Mss Eur F 698 -1 compressed
One of H.M.’s 76th Regt’ by William Young MSS Eur F698

William starts with his childhood in Ireland and his unhappy relationship with his father who was ‘a very cross man’ with ‘ a rough harsh manner’.   Having decided to leave home, William ‘in mad brained folly enlisted for a Soldier’.  His ‘ever gentle and kind mother’ fretted for him. When she died soon afterwards, she was said to have called for William with her last breath.

Mss Eur F698 - 2 compressed
‘Good bye Sister!  I’m going for a Soldier!!’ by William Young MSS Eur F698


In February 1864, William’s regiment arrived in Madras  after ‘a charming voyage’.  He describes his reactions to his new surroundings – the people, their clothes and language, the blazing sun.  Barely a week after landing he was promoted to Lance Corporal at the age of only nineteen, being ‘a tall, smart, healthy looking young fellow’.

William started to court Mary, the daughter of John Nugent a retired Army Warrant Officer. As John objected to the relationship, William visited Mary at night muffled up in a large black cloak!  John eventually gave his consent to the marriage, but, as William expected, the Colonel of his regiment said that he was too young to marry and there was no vacancy for Mary to be taken on the strength as a wife. 

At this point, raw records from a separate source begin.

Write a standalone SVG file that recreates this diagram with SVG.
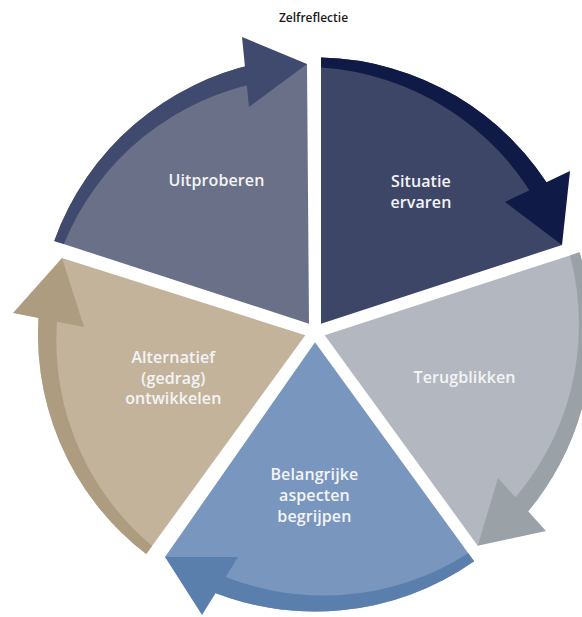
<svg xmlns="http://www.w3.org/2000/svg" width="582" height="617" viewBox="0 0 582 617">
<style>
.lbl{font-family:"Open Sans","Liberation Sans",sans-serif;font-size:16px;font-weight:600;fill:#f4f4f6;text-anchor:middle;letter-spacing:0.1px}
.title{font-family:"Open Sans","Liberation Sans",sans-serif;font-size:12px;font-weight:600;fill:#1a1a1a;text-anchor:middle}
</style>
<rect width="582" height="617" fill="#ffffff"/>
<text class="title" x="313.5" y="21.5">Zelfreflectie</text>
<g id="situatie">
<path d="M321,323.74 L321,57.56 A277 277 0 0 1 554.89,196 L562,245 Z" fill="#3e4667"/>
<text class="lbl" x="421" y="187">Situatie</text>
<text class="lbl" x="421" y="208">ervaren</text>
</g>
<g id="terugblikken">
<path d="M324.71,335.15 L579.54,252.35 A277 277 0 0 1 517.58,523.41 L477.7,545.7 Z" fill="#b3b8c0"/>
<text class="lbl" x="464.5" y="383">Terugblikken</text>
</g>
<g id="belangrijke">
<path d="M315,342.21 L474.13,561.23 A277 277 0 0 1 201.01,586.96 L165,557 Z" fill="#7996be"/>
<text class="lbl" x="314.4" y="480">Belangrijke</text>
<text class="lbl" x="314.4" y="501">aspecten</text>
<text class="lbl" x="314.4" y="522">begrijpen</text>
</g>
<g id="alternatief">
<path d="M305.29,335.15 L146.2,554.12 A277 277 0 0 1 39.89,302.18 L62,258 Z" fill="#c3b39b"/>
<text class="lbl" x="173.3" y="363">Alternatief</text>
<text class="lbl" x="173.3" y="383.5">(gedrag)</text>
<text class="lbl" x="173.3" y="404">ontwikkelen</text>
</g>
<g id="uitproberen">
<path d="M309,323.74 L54.26,240.97 A277 277 0 0 1 261.2,62.77 L307,64 Z" fill="#6b7089"/>
<text class="lbl" x="216.5" y="186">Uitproberen</text>
</g>
<g id="connectors">
<g id="arrow-situatie" fill="#0f1b46">
<path d="M321,57.56 A277 277 0 0 1 554.89,196 L538.43,205.5 A268 268 0 0 0 321,67.57 Z"/>
<polygon points="505,202 570,171 562,245"/>
</g>
<g id="arrow-terugblikken" fill="#9aa2a8">
<path d="M579.54,252.35 A277 277 0 0 1 517.58,523.41 L503.69,510.46 A268 268 0 0 0 570.03,255.44 Z"/>
<polygon points="498,478 546,531 477.7,545.7"/>
</g>
<g id="arrow-belangrijke" fill="#5b7fac">
<path d="M474.13,561.23 A277 277 0 0 1 201.01,586.96 L208.83,569.64 A268 268 0 0 0 468.26,553.14 Z"/>
<polygon points="238,557 202,615 165,557"/>
</g>
<g id="arrow-alternatief" fill="#ad9c80">
<path d="M146.2,554.12 A277 277 0 0 1 39.89,302.18 L58.76,304.4 A268 268 0 0 0 152.08,546.03 Z"/>
<polygon points="84,327 13,313 62,258"/>
</g>
<g id="arrow-uitproberen" fill="#3f4a6e">
<path d="M54.26,240.97 A277 277 0 0 1 261.2,62.77 L264.89,81.41 A268 268 0 0 0 63.78,244.06 Z"/>
<polygon points="249,107 242,37 307,64"/>
</g>
</g>
</svg>
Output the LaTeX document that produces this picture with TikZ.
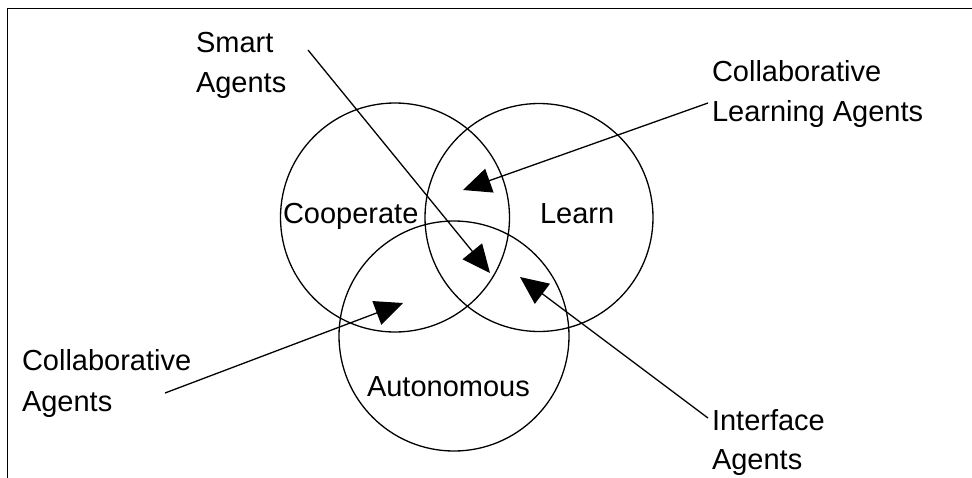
\documentclass[tikz,border=0pt]{standalone}
\usepackage{fontspec}
\setmainfont{Liberation Sans}
\usetikzlibrary{arrows.meta}
\tikzset{
  lbl/.style={anchor=base west, inner sep=0pt, outer sep=0pt, font=\fontsize{29}{34}\selectfont},
  ring/.style={draw=black, line width=1.3pt},
  pointer/.style={draw=black, line width=1.3pt, -{Triangle[length=28pt,width=25pt]}},
  frame/.style={draw=black, line width=1.6pt}
}
\begin{document}
\begin{tikzpicture}[x=1pt,y=-1pt]
\useasboundingbox (0,0) rectangle (972,477);
\fill[white] (0,0) rectangle (972,477);
\draw[frame] (7.5,478) -- (7.5,8.5) -- (973,8.5);
% circles
\node[ring, circle, minimum size=229pt, inner sep=0pt] (coop) at (395,217.5) {};
\node[ring, circle, minimum size=228pt, inner sep=0pt] (learn) at (539,217.5) {};
\node[ring, circle, minimum size=230pt, inner sep=0pt] (auto) at (454,336) {};
% circle labels
\node[lbl] (tcoop) at (283,223) {Cooperate};
\node[lbl] (tlearn) at (540,223) {Learn};
\node[lbl] (tauto) at (367,396) {Autonomous};
% outside labels
\node[lbl] (smart1) at (196,52) {Smart};
\node[lbl] (smart2) at (196,92) {Agents};
\node[lbl] (cla1) at (712,81) {Collaborative};
\node[lbl] (cla2) at (712,121) {Learning Agents};
\node[lbl] (ca1) at (22,370) {Collaborative};
\node[lbl] (ca2) at (22,411) {Agents};
\node[lbl] (ia1) at (712,430) {Interface};
\node[lbl] (ia2) at (712,469) {Agents};
% arrow ends
\coordinate (smartS) at (308,50);
\coordinate (smartT) at (490,273);
\coordinate (claS) at (708,103);
\coordinate (claT) at (463,190);
\coordinate (caS) at (165,393);
\coordinate (caT) at (403,303);
\coordinate (iaS) at (708,418);
\coordinate (iaT) at (520,277);
\draw[pointer] (smartS) -- (smartT);
\draw[pointer] (claS) -- (claT);
\draw[pointer] (caS) -- (caT);
\draw[pointer] (iaS) -- (iaT);
\end{tikzpicture}
\end{document}
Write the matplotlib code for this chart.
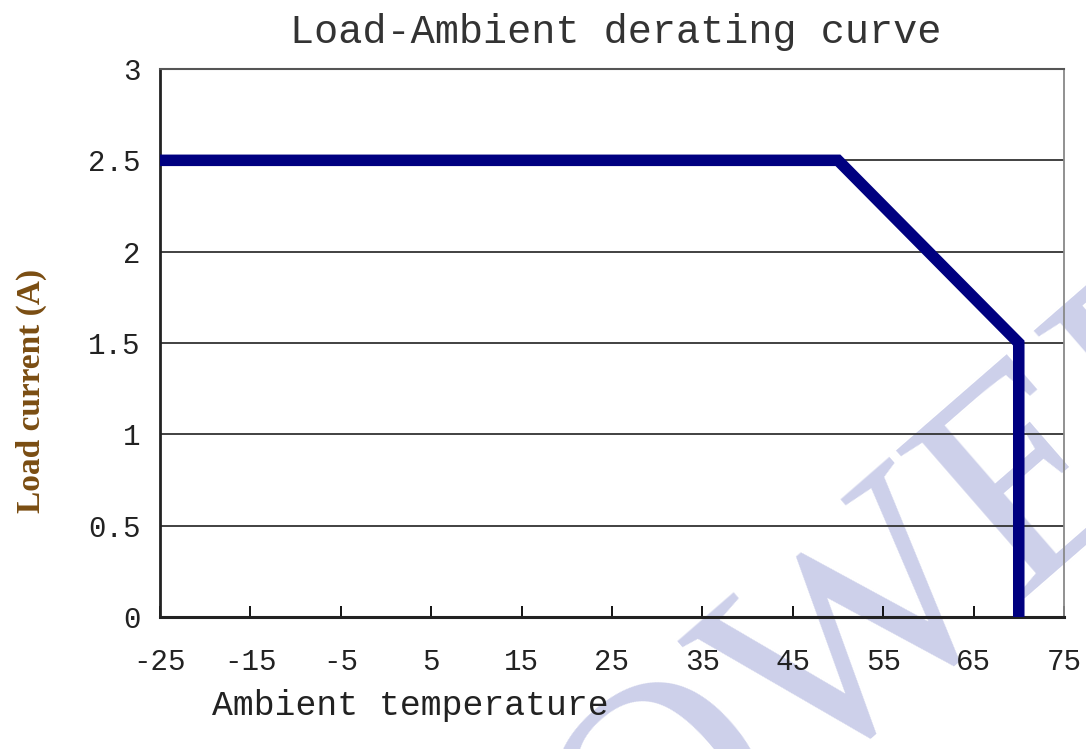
import matplotlib
matplotlib.use("Agg")
import matplotlib.pyplot as plt

# derating curve corner points
temp = [-25, 50, 70, 70]
current = [2.5, 2.5, 1.5, 0]

x_ticks = [-25, -15, -5, 5, 15, 25, 35, 45, 55, 65, 75]
y_ticks = [0, 0.5, 1, 1.5, 2, 2.5, 3]
y_labels = ["0", "0.5", "1", "1.5", "2", "2.5", "3"]

mono = "Liberation Mono"

fig = plt.figure(figsize=(10.86, 7.49), dpi=100)
ax = fig.add_axes([0.1473, 0.1762, 0.8324, 0.7317])
ax.set_facecolor("none")

# watermark behind everything
fig.text(0.795, 0.15, "POWER", fontfamily="Liberation Serif", fontsize=215,
         color="#cdd0ea", rotation=41, ha="center", va="center", zorder=-1)

for y in y_ticks[1:-1]:
    ax.axhline(y, color="#333333", linewidth=1.3, zorder=1)

ax.plot(temp, current, color="#000080", linewidth=8.3, solid_joinstyle="miter",
        solid_capstyle="butt", zorder=3)

ax.set_xlim(-25, 75)
ax.set_ylim(0, 3)
ax.set_xticks(x_ticks)
ax.set_yticks(y_ticks)
ax.set_xticklabels([str(t) for t in x_ticks], fontfamily=mono, fontsize=21,
                   color="#222222")
ax.set_yticklabels(y_labels, fontfamily=mono, fontsize=21, color="#222222")
ax.tick_params(axis="x", direction="in", length=8, width=1.3, pad=22)
ax.tick_params(axis="y", length=0, pad=14)

ax.spines["left"].set_linewidth(2)
ax.spines["bottom"].set_linewidth(2.2)
ax.spines["left"].set_color("#222222")
ax.spines["bottom"].set_color("#222222")
ax.spines["top"].set_color("#555555")
ax.spines["right"].set_color("#888888")
ax.spines["top"].set_linewidth(1.5)
ax.spines["right"].set_linewidth(1.3)

fig.text(0.567, 0.957, "Load-Ambient derating curve", fontfamily=mono,
         fontsize=29, color="#333333", ha="center", va="center")
fig.text(0.378, 0.058, "Ambient temperature", fontfamily=mono, fontsize=25,
         color="#222222", ha="center", va="center")
fig.text(0.029, 0.478, "Load current (A)", fontfamily="Liberation Serif",
         fontweight="bold", fontsize=24, color="#7a4d12", rotation=90,
         ha="center", va="center")

fig.savefig("out.png", dpi=100)
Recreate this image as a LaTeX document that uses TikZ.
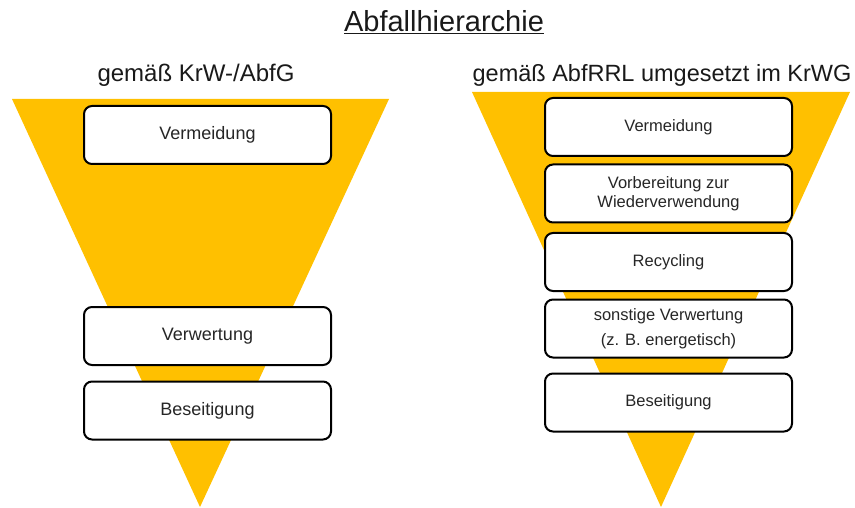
\documentclass[tikz,border=0pt]{standalone}
\usepackage{fontspec}
\setmainfont{Liberation Sans}
\usepackage{tikz}
\definecolor{funnel}{HTML}{FFC000}

\begin{document}
\begin{tikzpicture}[x=1pt, y=-1pt,
        stage/.style={draw, rectangle, rounded corners=8pt, line width=2pt, fill=white,
            minimum width=247pt, minimum height=58pt, align=center, text=black!85},
        bigtext/.style={font=\fontsize{18}{21}\selectfont},
        smalltext/.style={font=\fontsize{16.5}{18.5}\selectfont},
        heading/.style={text=black!90, font=\fontsize{24}{28}\selectfont}]
        \useasboundingbox (0,0) rectangle (855,508);

        % Title
        \node[text=black!90, font=\fontsize{29}{33}\selectfont] (title) at (444, 22) {\underline{Abfallhierarchie}};

        % Funnels
        \fill[funnel] (12, 99) -- (389, 99) -- (200, 507) -- cycle;
        \fill[funnel] (472, 92) -- (850, 92) -- (661, 507) -- cycle;

        % Headings
        \node[heading] (oldlaw) at (196, 75) {gemäß KrW-/AbfG};
        \node[heading, font=\fontsize{23.5}{28}\selectfont] (newlaw) at (662, 75) {gemäß AbfRRL umgesetzt im KrWG};

        % Old hierarchy
        \node[stage, bigtext] (avoidA) at (207.5, 135) {Vermeidung};
        \node[stage, bigtext] (recoverA) at (207.5, 336) {Verwertung};
        \node[stage, bigtext] (disposeA) at (207.5, 410.5) {Beseitigung};

        % New hierarchy
        \node[stage, smalltext] (avoidB) at (668.5, 127) {Vermeidung};
        \node[stage, smalltext] (reuseB) at (668.5, 193.5) {Vorbereitung zur\\Wiederverwendung};
        \node[stage, smalltext] (recycleB) at (668.5, 262) {Recycling};
        \node[stage, smalltext] (recoverB) at (668.5, 328.5) {sonstige Verwertung\\[6pt](z. B. energetisch)};
        \node[stage, smalltext] (disposeB) at (668.5, 402.5) {Beseitigung};
    \end{tikzpicture}
\end{document}
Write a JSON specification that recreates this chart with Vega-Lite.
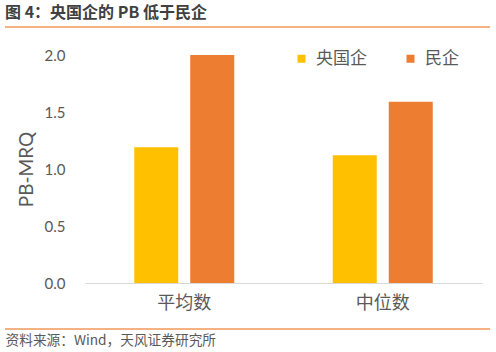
{
  "$schema": "https://vega.github.io/schema/vega-lite/v6.json",
  "width": 397,
  "height": 228,
  "autosize": {"type": "none"},
  "padding": {"left": 85, "top": 55, "right": 14, "bottom": 69},
  "background": "white",
  "config": {"view": {"stroke": null}, "font": "Noto Sans CJK SC"},
  "title": {
    "text": "图 4：央国企的 PB 低于民企",
    "anchor": "start",
    "frame": "group",
    "dx": -80,
    "offset": 5,
    "fontSize": 16,
    "fontWeight": "bold",
    "color": "#404040",
    "font": "Noto Sans CJK SC"
  },
  "layer": [
    {
      "data": {
        "values": [
          {"stat": "平均数", "type": "央国企", "pb": 1.19},
          {"stat": "平均数", "type": "民企", "pb": 2.0},
          {"stat": "中位数", "type": "央国企", "pb": 1.12},
          {"stat": "中位数", "type": "民企", "pb": 1.59}
        ]
      },
      "mark": {"type": "bar"},
      "encoding": {
        "x": {
          "field": "stat",
          "type": "nominal",
          "sort": ["平均数", "中位数"],
          "scale": {"paddingInner": 0, "paddingOuter": 0},
          "axis": {
            "title": "资料来源：Wind，天风证券研究所",
            "labelAngle": 0,
            "domainColor": "#D9D9D9",
            "domainWidth": 1,
            "ticks": false,
            "labelPadding": 11,
            "labelFontSize": 18,
            "labelColor": "#595959",
            "labelFont": "Noto Sans CJK SC",
            "titleX": -80,
            "titleY": 57,
            "titleAlign": "left",
            "titleAnchor": "start",
            "titleBaseline": "middle",
            "titleFontSize": 13.7,
            "titleFontWeight": "normal",
            "titleColor": "#595959",
            "titleFont": "Noto Sans CJK SC"
          }
        },
        "xOffset": {
          "field": "type",
          "sort": ["央国企", "民企"],
          "scale": {"paddingInner": 0.2143, "paddingOuter": 0.8795}
        },
        "y": {
          "field": "pb",
          "type": "quantitative",
          "scale": {"domain": [0, 2], "nice": false},
          "axis": {
            "title": "PB-MRQ",
            "values": [0, 0.5, 1, 1.5, 2],
            "format": ".1f",
            "domain": false,
            "ticks": false,
            "grid": false,
            "labelPadding": 20,
            "labelFontSize": 15,
            "labelColor": "#595959",
            "labelFont": "Lato",
            "titleFontSize": 19,
            "titleFontWeight": "normal",
            "titleColor": "#595959",
            "titleFont": "Lato",
            "titlePadding": 8
          }
        },
        "color": {
          "field": "type",
          "type": "nominal",
          "scale": {"domain": ["央国企", "民企"], "range": ["#FFC000", "#ED7D31"]},
          "legend": {
            "orient": "none",
            "legendX": 208,
            "legendY": -5,
            "direction": "horizontal",
            "title": null,
            "symbolType": "square",
            "symbolSize": 64,
            "symbolStrokeWidth": 0,
            "labelFontSize": 17,
            "labelColor": "#595959",
            "labelFont": "Noto Sans CJK SC",
            "labelOffset": 6,
            "columnPadding": 35
          }
        }
      }
    },
    {
      "data": {"values": [{}]},
      "mark": {"type": "rule", "color": "#F4B183", "strokeWidth": 2},
      "encoding": {
        "x": {"datum": -0.2015, "type": "quantitative", "scale": {"domain": [0, 1], "nice": false, "zero": false}, "axis": null},
        "x2": {"datum": 1.0202},
        "y": {"datum": 2.2456, "type": "quantitative"}
      }
    },
    {
      "data": {"values": [{}]},
      "mark": {"type": "rule", "color": "#F4B183", "strokeWidth": 2},
      "encoding": {
        "x": {"datum": -0.2015, "type": "quantitative", "scale": {"domain": [0, 1], "nice": false, "zero": false}, "axis": null},
        "x2": {"datum": 1.0202},
        "y": {"datum": -0.4035, "type": "quantitative"}
      }
    }
  ],
  "resolve": {"scale": {"x": "independent"}}
}
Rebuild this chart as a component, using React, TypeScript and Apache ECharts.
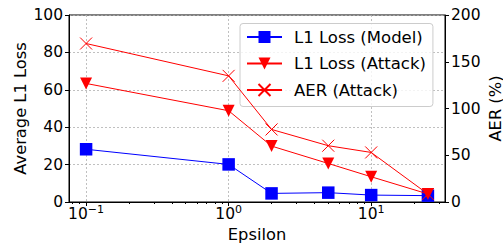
import React, { useEffect, useRef } from "react";
import * as echarts from "echarts";

const epsilons = [0.1, 1, 2, 5, 10, 25];
const l1Model = [28.2, 20.1, 4.6, 5.0, 3.7, 3.4];
const l1Attack = [63.4, 48.8, 29.9, 20.6, 13.5, 4.3];
const aerAttack = [169.5, 134.9, 77.6, 60.2, 53.0, 8.5];
const majorTickExps = [-1, 0, 1];
const minorTickVals = [0.08, 0.09, 0.2, 0.3, 0.4, 0.5, 0.6, 0.7, 0.8, 0.9, 2, 3, 4, 5, 6, 7, 8, 9, 20, 30];
const seriesNames = ["L1 Loss (Model)", "L1 Loss (Attack)", "AER (Attack)"];

const FONT = "DejaVu Sans";
const XMIN = -1.1199;
const XMAX = 1.5178;
const TICK_FS = 15.5;
const NAME_FS = 16.3;

export default function App() {
  const ref = useRef<HTMLDivElement>(null);
  useEffect(() => {
    if (!ref.current) return;
    const chart = echarts.init(ref.current, undefined, { renderer: "svg" });
    const lg = (v: number) => Math.log10(v);
    const pts = (ys: number[]) => epsilons.map((e, i) => [lg(e), ys[i]]);
    const gridLine = { show: true, lineStyle: { color: "#b0b0b0", type: [2, 2], width: 0.8 } };
    chart.setOption({
      animation: false,
      textStyle: { fontFamily: FONT },
      grid: {
        left: 69, right: 58, top: 15, bottom: 42,
        containLabel: false, outerBoundsMode: "none",
        show: true, borderColor: "#000", borderWidth: 1,
      },
      legend: {
        left: 240,
        top: 23.5,
        orient: "vertical",
        data: seriesNames,
        itemWidth: 35,
        itemHeight: 15,
        itemGap: 9.5,
        padding: [5, 7, 8, 6],
        backgroundColor: "rgba(255,255,255,0.8)",
        borderColor: "#cccccc",
        borderWidth: 1,
        borderRadius: 3,
        textStyle: { fontFamily: FONT, fontSize: 16.5, color: "#000", lineHeight: 15, padding: [0, 0, 0, 7] },
      },
      xAxis: [
        {
          type: "value",
          min: XMIN,
          max: XMAX,
          name: "Epsilon",
          nameLocation: "middle",
          nameGap: 24,
          nameMoveOverlap: false,
          nameTextStyle: { fontFamily: FONT, fontSize: NAME_FS, color: "#000" },
          axisLine: { onZero: false, lineStyle: { color: "#000", width: 1 } },
          axisTick: { show: true, length: 4, customValues: majorTickExps, lineStyle: { color: "#000" } },
          axisLabel: {
            customValues: majorTickExps,
            margin: 2,
            formatter: (v: number) => `{b|10}{s|${String(Math.round(v)).replace("-", "−")}}`,
            rich: {
              b: { fontFamily: FONT, fontSize: TICK_FS, color: "#000" },
              s: { fontFamily: FONT, fontSize: 11, color: "#000", padding: [0, 0, 8, 0] },
            },
          },
          splitLine: gridLine,
        },
        {
          type: "value",
          min: XMIN,
          max: XMAX,
          position: "bottom",
          axisLine: { show: false, onZero: false },
          axisTick: { show: true, length: 2, customValues: minorTickVals.map((v) => Math.log10(v)), lineStyle: { color: "#000" } },
          axisLabel: { show: false },
          splitLine: { show: false },
        },
      ],
      yAxis: [
        {
          type: "value",
          min: 0,
          max: 100,
          interval: 20,
          name: "Average L1 Loss",
          nameLocation: "middle",
          nameGap: 41,
          nameRotate: 90,
          nameMoveOverlap: false,
          nameTextStyle: { fontFamily: FONT, fontSize: NAME_FS, color: "#000" },
          axisLine: { show: true, onZero: false, lineStyle: { color: "#000", width: 1 } },
          axisTick: { show: true, length: 4, lineStyle: { color: "#000" } },
          axisLabel: { fontFamily: FONT, fontSize: TICK_FS, color: "#000", margin: 6 },
          splitLine: gridLine,
        },
        {
          type: "value",
          min: 0,
          max: 200,
          interval: 50,
          position: "right",
          name: "AER (%)",
          nameLocation: "middle",
          nameGap: 42.5,
          nameRotate: 90,
          nameMoveOverlap: false,
          nameTextStyle: { fontFamily: FONT, fontSize: NAME_FS, color: "#000" },
          axisLine: { show: true, onZero: false, lineStyle: { color: "#000", width: 1 } },
          axisTick: { show: true, length: 4, lineStyle: { color: "#000" } },
          axisLabel: { fontFamily: FONT, fontSize: TICK_FS, color: "#000", margin: 6 },
          splitLine: { show: false },
        },
      ],
      series: [
        {
          name: seriesNames[0],
          type: "line",
          xAxisIndex: 0,
          yAxisIndex: 0,
          data: pts(l1Model),
          symbol: "rect",
          symbolSize: 12.5,
          color: "#0000ff",
          lineStyle: { color: "#0000ff", width: 1 },
          itemStyle: { color: "#0000ff" },
          z: 3,
        },
        {
          name: seriesNames[1],
          type: "line",
          xAxisIndex: 0,
          yAxisIndex: 0,
          data: pts(l1Attack),
          symbol: "path://M0,0L10,0L5,10Z",
          symbolSize: [12, 12],
          color: "#ff0000",
          lineStyle: { color: "#ff0000", width: 1 },
          itemStyle: { color: "#ff0000" },
          z: 4,
        },
        {
          name: seriesNames[2],
          type: "line",
          xAxisIndex: 0,
          yAxisIndex: 1,
          data: pts(aerAttack),
          symbol: "path://M0,0L10,10M10,0L0,10",
          symbolSize: 12,
          color: "#ff0000",
          lineStyle: { color: "#ff0000", width: 1 },
          itemStyle: { color: "#ff0000", borderColor: "#ff0000", borderWidth: 1 },
          z: 5,
        },
      ],
    });
    return () => chart.dispose();
  }, []);
  return <div ref={ref} style={{ width: 503, height: 244, position: "absolute", left: 0, top: 0 }} />;
}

John Nugent died on 2 November 1865 and Mary’s mother Jane agreed that the couple should marry without permission.  William and Mary had two marriage ceremonies, Protestant at St Matthias Vepery on 17 November 1865, and Catholic at Bangalore on 22 December 1865.  The couple were forced to live apart and Mary worked as a lady’s servant. They did not meet for eighteen months. After William signed on for another term of eleven years, he was given accommodation in the married quarters, with the promise of Mary being taken onto the strength as soon as a vacancy occurred.

There is a gripping description of a military march.  William marched with a pebble in his mouth to help keep away the ‘parching thirst’.  The women of the regiment rode in a cart; many were drunk.  Mary was horrified at their uncouth behaviour and was ostracised for refusing to associate with them.   When the regiment received orders to go to Rangoon, Mary fled to her sister in Trichinopoly rather than travel on with the other women. Her belongings were on board the ship and so William was obliged to sell them in Burma. The couple were later reunited in 1868 at Madras when Mary came to visit William in hospital.  Sadly, Mary died in November 1868 at the age of only 25 – ‘thank God we were permitted to meet and make up all our little misunderstandings’. 

Mss Eur F698- 3 compressed
‘The tired Soldier and his family’ by William Young MSS Eur F698

William’s memoir continues with his return to Britain on leave, his voyage back to India, and a fascinating account of the daily life of a soldier in India, including the relationship between the Army and the local peoples.

Margaret Makepeace
Lead Curator, East India Company Records

Further reading:
MSS Eur F698 Memoir of William Young
Church register entries for William’s marriages- IOR/N/2/46 ff. 359, 379. Digitised images available via the Findmypast website.
(Mary’s name is given as Catherine in the church records from India.)